At the time of the felling Carruthers was living with his partner and their daughters, a newborn and a toddler, in a caravan at the Old Fuel Depot on Kirkbride airfield. As he and Graham drove home with the trophy tree wedge in the boot, she sent him a video of their daughter taking a bottle.
Carruthers replied: "I have a better video than that."
Following his conviction she said: "I've nothing to say."
A National Trust spokesperson said: "As the investigation into the felling of the Sycamore Gap tree concludes, we are deeply grateful for the thousands of messages of support received from around the world over the past 18 months.
"The enduring sense of loss reflects the powerful bond between people and our natural heritage.
"In partnership with Northumberland National Park, we're proud to return a large section of the trunk to The Sill: Landscape Discovery Centre, offering a space for reflection and reconnection.
"This winter, 49 'Trees of Hope' grown from seeds from the original sycamore will be planted in communities across the UK, extending the tree's legacy.

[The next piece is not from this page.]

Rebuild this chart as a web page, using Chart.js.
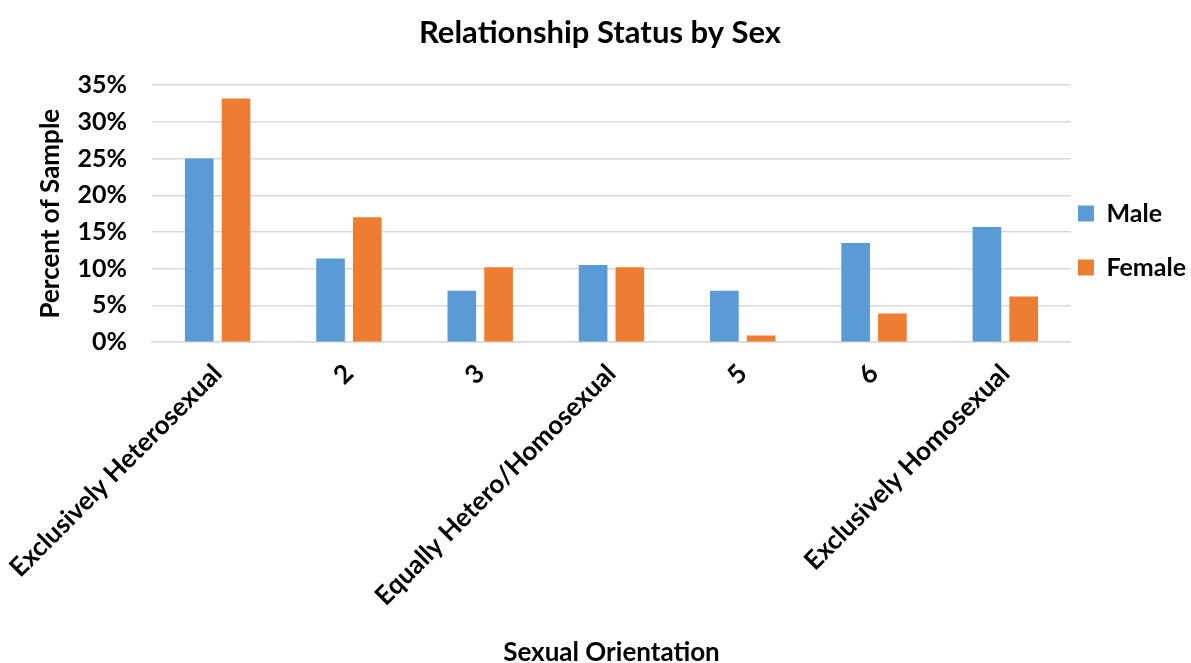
<!DOCTYPE html>
<html>
<head>
<meta charset="utf-8">
<script src="https://cdn.jsdelivr.net/npm/chart.js@4"></script>
<style>
  html, body { margin: 0; padding: 0; background: #fff; }
  #wrap { width: 1191px; height: 663px; }
</style>
</head>
<body>
<div id="wrap"><canvas id="chart"></canvas></div>
<script>
// Chart data
const categories = ['Exclusively Heterosexual', '2', '3', 'Equally Hetero/Homosexual', '5', '6', 'Exclusively Homosexual'];
const maleValues = [25.0, 11.4, 7.0, 10.5, 7.0, 13.5, 15.7];
const femaleValues = [33.2, 17.0, 10.2, 10.2, 0.9, 3.9, 6.2];
const yTicks = [0, 5, 10, 15, 20, 25, 30, 35];

const fontFamily = 'Lato, "Open Sans", sans-serif';

const ctx = document.getElementById('chart').getContext('2d');
const chart = new Chart(ctx, {
    type: 'bar',
    data: {
        labels: categories,
        datasets: [
            {
                label: 'Male',
                data: maleValues,
                backgroundColor: '#5b9bd5',
                categoryPercentage: 0.56,
                barPercentage: 0.78
            },
            {
                label: 'Female',
                data: femaleValues,
                backgroundColor: '#ed7d31',
                categoryPercentage: 0.56,
                barPercentage: 0.78
            }
        ]
    },
    options: {
        responsive: true,
        maintainAspectRatio: false,
        animation: false,
        layout: { padding: { top: 4, right: -5, bottom: -5, left: 4 } },
        plugins: {
            title: {
                display: true,
                text: 'Relationship Status by Sex',
                color: '#000',
                font: { family: fontFamily, size: 31, weight: 'bold' },
                padding: { top: 10, bottom: 34 }
            },
            legend: {
                position: 'right',
                align: 'start',
                // empty title only used to push the items down
                title: {
                    display: true,
                    text: ' ',
                    font: { size: 20 },
                    padding: { top: 87, bottom: 79 }
                },
                labels: {
                    color: '#000',
                    boxWidth: 16,
                    boxHeight: 16,
                    padding: 7,
                    font: { family: fontFamily, size: 25, weight: 'bold', lineHeight: 1.88 },
                    // array text so the row step follows the font lineHeight, not the padding
                    generateLabels: chart => Chart.defaults.plugins.legend.labels.generateLabels(chart)
                        .map(item => ({ ...item, text: [item.text] }))
                }
            },
            tooltip: { enabled: false }
        },
        scales: {
            x: {
                grid: { display: false, drawTicks: false },
                border: { color: '#d9d9d9', width: 1.5 },
                // let the y axis decide where the plot starts
                afterFit: scale => { scale.paddingLeft = 0; },
                ticks: {
                    color: '#000',
                    maxRotation: 45,
                    minRotation: 45,
                    padding: 16,
                    font: { family: fontFamily, size: 26, weight: 'bold' }
                },
                title: {
                    display: true,
                    text: 'Sexual Orientation',
                    color: '#000',
                    font: { family: fontFamily, size: 26, weight: 'bold' },
                    padding: { top: 9, bottom: 0 }
                }
            },
            y: {
                min: 0,
                max: 35,
                afterBuildTicks: axis => { axis.ticks = yTicks.map(v => ({ value: v })); },
                afterFit: scale => { scale.width = 148; },
                grid: { color: '#d9d9d9', lineWidth: 1.5, drawTicks: false },
                border: { display: false },
                ticks: {
                    color: '#000',
                    padding: 25,
                    callback: v => v + '%',
                    font: { family: fontFamily, size: 25, weight: 'bold' }
                },
                title: {
                    display: true,
                    text: 'Percent of Sample',
                    color: '#000',
                    font: { family: fontFamily, size: 26, weight: 'bold' },
                    padding: { top: 31, bottom: 0 }
                }
            }
        }
    }
});
</script>
</body>
</html>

"The Sycamore Gap tree was iconic and represented thousands of cherished trees across the country that benefit people, nature, and climate. We remain committed to working with partners to secure stronger protections for these irreplaceable natural treasures."

Adam Cormack, head of campaigning for the Woodland Trust said: "This sentence sends a clear message that gratuitous damage and destruction of trees is unacceptable.
"The consequences of the felling of this iconic tree are tragic for nature, for our cultural heritage and for these two men and their families.
"To prevent this from happening again we must recognise how strongly the public feel about trees being vital to our communities, and respond by improving legal protections for our most special and important trees.
"In response to the felling, the Government commissioned a Tree Council and Forest Research review of the protection of important trees which was published in April.
"We urge the Government to take forward the recommendations of this report."